On the agreed completion date:

  1. Your solicitor transfers the balance of the purchase price (purchase price minus exchange deposit) to the seller's solicitor via bank transfer
  2. The seller's solicitor confirms receipt
  3. The keys are released — either by the estate agent or directly by the seller
  4. Legal ownership transfers to you
  5. Your solicitor registers the new ownership at HM Land Registry
  6. Your solicitor files the Stamp Duty Land Tax return with HMRC within 14 days

You do not need to be present at any solicitor's offices. The whole thing happens via bank transfers and phone calls. From your perspective, completion day means picking up the keys and moving in.

What if Something Goes Wrong at Completion?

Completion failures after exchange are rare but can happen — typically due to:

  • Buyer's funds not arriving on time: a bank transfer that is delayed, or a mortgage lender who fails to draw down in time. Your solicitor will try to resolve this on the day, but if funds don't arrive, the seller can serve a formal notice and charge a daily rate on the outstanding amount.
  • Seller refusing to vacate: legally the property is yours at completion, but physically removing a non-compliant seller requires legal action
  • A last-minute discovery: for example, a title defect identified on the completion day search

Your conveyancer will do a final search the day before or the morning of completion to check that no new charges, restrictions, or orders have been registered against the property since the original searches. This is a safety net, not a formality.

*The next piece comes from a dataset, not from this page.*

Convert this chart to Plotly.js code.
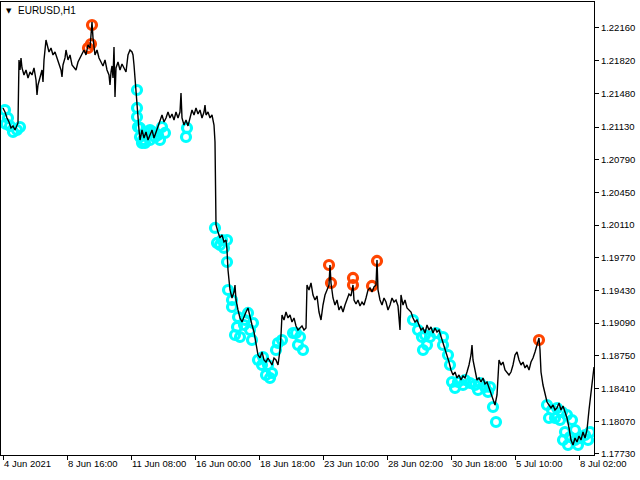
<!DOCTYPE html>
<html>
<head>
<meta charset="utf-8">
<script src="https://cdn.plot.ly/plotly-3.0.1.min.js"></script>
<style>html,body{margin:0;padding:0;background:#fff;}#chart{width:640px;height:480px;}</style>
</head>
<body>
<div id="chart"></div>
<script>
// Bar index (hours of trading since 4 Jun 2021 00:00) and close prices
const bars = [0,2,4,6,8,10,12,14,15,16,17,18,19,21,23,25,27,29,31,33,34,35,37,39,40,41,43,44,46,48,50,52,54,56,58,59,60,62,63,65,67,69,71,73,75,77,79,81,83,85,87,88,89,90,91,92,94,96,98,100,102,104,106,107,108,109,110,111,112,113,115,117,119,121,123,125,127,129,130,131,132,133,134,135,136,137,138,139,141,143,145,147,149,151,153,155,157,159,161,163,165,167,169,171,173,175,177,178,179,181,183,185,187,189,191,193,195,197,199,201,202,203,205,207,209,211,212,213,215,217,219,221,223,224,225,226,227,229,231,232,233,235,237,239,241,243,245,247,249,251,253,255,257,259,261,263,265,267,269,271,273,275,277,278,279,281,283,285,287,289,291,293,295,297,299,301,303,304,306,308,310,312,314,316,318,320,322,324,326,327,328,330,332,334,336,338,340,342,344,346,348,350,351,353,355,357,359,361,363,365,367,369,371,373,374,375,377,379,381,383,385,387,389,391,393,395,397,398,400,402,404,406,408,410,412,414,416,418,420,422,424,426,428,430,432,434,436,438,440,442,444,446,448,450,452,454,456,458,460,462,464,466,468,469,470,472,474,476,478,480,482,484,486,488,490,492,494,495,496,498,500,502,504,506,508,510,512,514,516,518,520,522,524,526,528,530,532,534,536,537,538,540,542,544,546,548,550,552,554,556,558,560,562,564,566,568,570,572,574,576,578,580,582,584,586,588,590,591];
const close = [1.21328,1.21286,1.21224,1.21182,1.21120,1.21141,1.21099,1.21151,1.21172,1.21827,1.21723,1.21848,1.21744,1.21671,1.21723,1.21640,1.21702,1.21671,1.21744,1.21619,1.21463,1.21567,1.21640,1.21723,1.21598,1.21827,1.22035,1.21983,1.21910,1.21952,1.21879,1.21910,1.21848,1.21806,1.21723,1.21650,1.21775,1.21848,1.21931,1.21827,1.21879,1.21775,1.21744,1.21723,1.21806,1.21848,1.21879,1.21931,1.21879,1.21983,1.21952,1.22087,1.22222,1.22056,1.21931,1.21879,1.21931,1.21848,1.21806,1.21765,1.21827,1.21723,1.21671,1.21567,1.21702,1.21765,1.21640,1.21962,1.21442,1.21744,1.21806,1.21723,1.21785,1.21744,1.21702,1.21879,1.21931,1.21910,1.21879,1.21775,1.21619,1.21494,1.21359,1.21224,1.21099,1.20995,1.21047,1.21099,1.21016,1.21078,1.20995,1.21047,1.21099,1.21016,1.21078,1.21141,1.21203,1.21255,1.21182,1.21224,1.21286,1.21224,1.21265,1.21203,1.21286,1.21224,1.21286,1.21484,1.21224,1.21151,1.21203,1.21141,1.21224,1.21307,1.21255,1.21328,1.21265,1.21307,1.21224,1.21286,1.21359,1.21255,1.21286,1.21224,1.21255,1.21151,1.20974,1.20111,1.20038,1.19976,1.20007,1.19934,1.19955,1.19851,1.19643,1.19487,1.19435,1.19352,1.19414,1.19487,1.19331,1.19227,1.19144,1.19102,1.19165,1.19206,1.19248,1.19144,1.19071,1.18998,1.18863,1.18759,1.18728,1.18790,1.18707,1.18686,1.18728,1.18686,1.18655,1.18728,1.18707,1.18655,1.18811,1.18967,1.19175,1.19123,1.19206,1.19144,1.19175,1.19102,1.19144,1.19061,1.19019,1.19040,1.19061,1.19019,1.19040,1.19487,1.19435,1.19508,1.19383,1.19331,1.19373,1.19206,1.19123,1.19279,1.19383,1.19435,1.19487,1.19695,1.19508,1.19352,1.19279,1.19331,1.19227,1.19269,1.19206,1.19279,1.19331,1.19393,1.19373,1.19487,1.19331,1.19289,1.19331,1.19269,1.19310,1.19279,1.19352,1.19435,1.19456,1.19414,1.19466,1.19487,1.19747,1.19435,1.19331,1.19279,1.19352,1.19310,1.19227,1.19279,1.19352,1.19310,1.19331,1.19269,1.19019,1.19383,1.19279,1.19331,1.19248,1.19227,1.19206,1.19144,1.19102,1.19123,1.19071,1.19019,1.19040,1.18988,1.19071,1.19019,1.19050,1.18988,1.19040,1.18998,1.19019,1.18957,1.18894,1.18811,1.18749,1.18686,1.18603,1.18551,1.18582,1.18520,1.18551,1.18499,1.18541,1.18520,1.18582,1.18655,1.18759,1.18863,1.18707,1.18582,1.18499,1.18520,1.18478,1.18520,1.18457,1.18478,1.18416,1.18374,1.18291,1.18239,1.18343,1.18551,1.18707,1.18655,1.18686,1.18603,1.18582,1.18551,1.18582,1.18655,1.18759,1.18790,1.18707,1.18655,1.18686,1.18624,1.18655,1.18603,1.18686,1.18728,1.18790,1.18863,1.18936,1.18811,1.18582,1.18447,1.18343,1.18270,1.18239,1.18208,1.18239,1.18187,1.18208,1.18260,1.18187,1.18229,1.18166,1.18104,1.18000,1.17875,1.17823,1.17896,1.17854,1.17917,1.17875,1.17958,1.17896,1.17979,1.18187,1.18343,1.18520,1.18634];

// Indicator signals
const cyanBars = [2,3,5,7,10,14,17,134,134,134,135,137,137,139,140,142,145,147,147,150,152,155,157,159,162,183,184,212,214,217,219,221,224,224,225,229,229,232,234,235,237,241,242,245,247,249,250,255,259,260,263,265,267,269,273,275,279,290,293,295,297,300,410,415,419,420,422,424,427,433,440,440,445,447,449,452,455,460,462,467,472,475,477,482,485,487,490,493,544,546,549,552,554,557,559,560,562,564,565,567,569,572,572,575,577,582,585,587];
const cyanPrices = [1.21307,1.21161,1.21224,1.21141,1.21078,1.21099,1.21130,1.21515,1.21328,1.21234,1.21130,1.21026,1.21120,1.20964,1.20995,1.20964,1.21068,1.21099,1.20995,1.21078,1.21026,1.21047,1.20995,1.21130,1.21068,1.21026,1.21120,1.20080,1.19924,1.19903,1.19955,1.19872,1.19955,1.19726,1.19435,1.19331,1.19258,1.18967,1.19050,1.19154,1.18946,1.19071,1.19123,1.19196,1.19019,1.18915,1.19092,1.18707,1.18655,1.18738,1.18551,1.18655,1.18520,1.18572,1.18811,1.18884,1.18915,1.18988,1.18988,1.18863,1.18946,1.18811,1.19123,1.19019,1.18946,1.18811,1.18967,1.18863,1.18946,1.18988,1.18946,1.18863,1.18759,1.18655,1.18478,1.18416,1.18478,1.18447,1.18499,1.18468,1.18447,1.18395,1.18468,1.18426,1.18374,1.18426,1.18218,1.18062,1.18239,1.18104,1.18187,1.18104,1.18208,1.18083,1.18166,1.17875,1.17958,1.18135,1.17823,1.17906,1.18083,1.17875,1.17979,1.17823,1.17896,1.17927,1.17875,1.17958];
const orangeBars = [85,88,89,326,328,350,350,369,374,536];
const orangePrices = [1.21952,1.21993,1.22191,1.19695,1.19508,1.19560,1.19487,1.19477,1.19737,1.18915];

// Axis labels
const xTickBars = [0,64,128,192,256,320,384,448,512,576];
const xTickLabels = ["4 Jun 2021","8 Jun 16:00","11 Jun 08:00","16 Jun 00:00","18 Jun 18:00","23 Jun 10:00","28 Jun 02:00","30 Jun 18:00","5 Jul 10:00","8 Jul 02:00"];
const yTickVals = [1.22160,1.21820,1.21480,1.21130,1.20790,1.20450,1.20110,1.19770,1.19430,1.19090,1.18750,1.18410,1.18070,1.17730];
const yTickLabels = yTickVals.map(v => v.toFixed(5));

const FONT = "Liberation Sans, Arial, sans-serif";

const traces = [
  {x: cyanBars, y: cyanPrices, type: 'scatter', mode: 'markers',
   marker: {symbol: 'circle-open', size: 9, color: '#00FFFF', line: {width: 3.2, color: '#00FFFF'}},
   hoverinfo: 'skip', showlegend: false},
  {x: orangeBars, y: orangePrices, type: 'scatter', mode: 'markers',
   marker: {symbol: 'circle-open', size: 9, color: '#FF4500', line: {width: 3.2, color: '#FF4500'}},
   hoverinfo: 'skip', showlegend: false},
  {x: bars, y: close, type: 'scatter', mode: 'lines',
   line: {color: '#000000', width: 1.4}, hoverinfo: 'skip', showlegend: false}
];

const layout = {
  width: 640, height: 480,
  margin: {l: 1, r: 46, t: 2, b: 25, pad: 0},
  paper_bgcolor: '#ffffff', plot_bgcolor: '#ffffff',
  font: {family: FONT, size: 9.5, color: '#000000'},
  showlegend: false,
  xaxis: {
    range: [-2, 591], showgrid: false, zeroline: false,
    showline: true, linecolor: '#000000', linewidth: 1, mirror: true,
    ticks: 'outside', ticklen: 4, tickcolor: '#000000', tickwidth: 1,
    tickmode: 'array', tickvals: xTickBars, ticktext: xTickLabels,
    ticklabelposition: 'outside right',
    tickfont: {family: FONT, size: 9.5, color: '#000000'}
  },
  yaxis: {
    range: [1.17719, 1.22430], side: 'right', showgrid: false, zeroline: false,
    showline: true, linecolor: '#000000', linewidth: 1, mirror: true,
    ticks: 'outside', ticklen: 4, tickcolor: '#000000', tickwidth: 1,
    tickmode: 'array', tickvals: yTickVals, ticktext: yTickLabels,
    tickfont: {family: FONT, size: 9.5, color: '#000000'}
  },
  annotations: [
    {xref: 'paper', yref: 'paper', x: 0, y: 1, xanchor: 'left', yanchor: 'top',
     xshift: 3, yshift: -3, text: '▼', showarrow: false,
     font: {family: 'DejaVu Sans', size: 7, color: '#000000'}},
    {xref: 'paper', yref: 'paper', x: 0, y: 1, xanchor: 'left', yanchor: 'top',
     xshift: 15, yshift: -1, text: 'EURUSD,H1', showarrow: false,
     font: {family: FONT, size: 10, color: '#000000'}}
  ]
};

Plotly.newPlot('chart', traces, layout, {staticPlot: true, displayModeBar: false});
</script>
</body>
</html>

Simultaneous Exchange and Completion

In some transactions — particularly simple chain-free purchases, probate sales, or investor acquisitions — exchange and completion happen on the same day. The risk: there is no protected window between them. If anything goes wrong at the last moment, there is no contractual commitment already in place to protect either party.

For first-time buyers, same-day exchange and completion is not recommended unless your conveyancer has reviewed everything thoroughly and is confident there are no outstanding risks.

Preparing for Exchange: Your Checklist

Your solicitor will tell you when they are ready to exchange. Before that call comes, make sure:

  • Your mortgage offer is in place and accepted by your solicitor
  • Your full exchange deposit is accessible in cash in your solicitor's account
  • All searches have returned satisfactory results
  • Your survey has been reviewed and any renegotiations resolved
  • Buildings insurance is in place from the exchange date
  • You know your completion date and have booked removals

The England First-Time Buyer Guide includes a pre-exchange checklist and timeline template so you can track every item that needs to be in place before your solicitor picks up the phone to exchange.

The Bottom Line

Exchange of contracts is the legal moment that makes your purchase binding. Before it, everything is informal and reversible. After it, you are committed — and so is the seller. The deposit you hand over at exchange is non-refundable if you fail to complete. Completion, typically one to two weeks later, is when the money transfers, the keys change hands, and the property becomes yours.

Understand this distinction, and the whole English buying process becomes far less mysterious.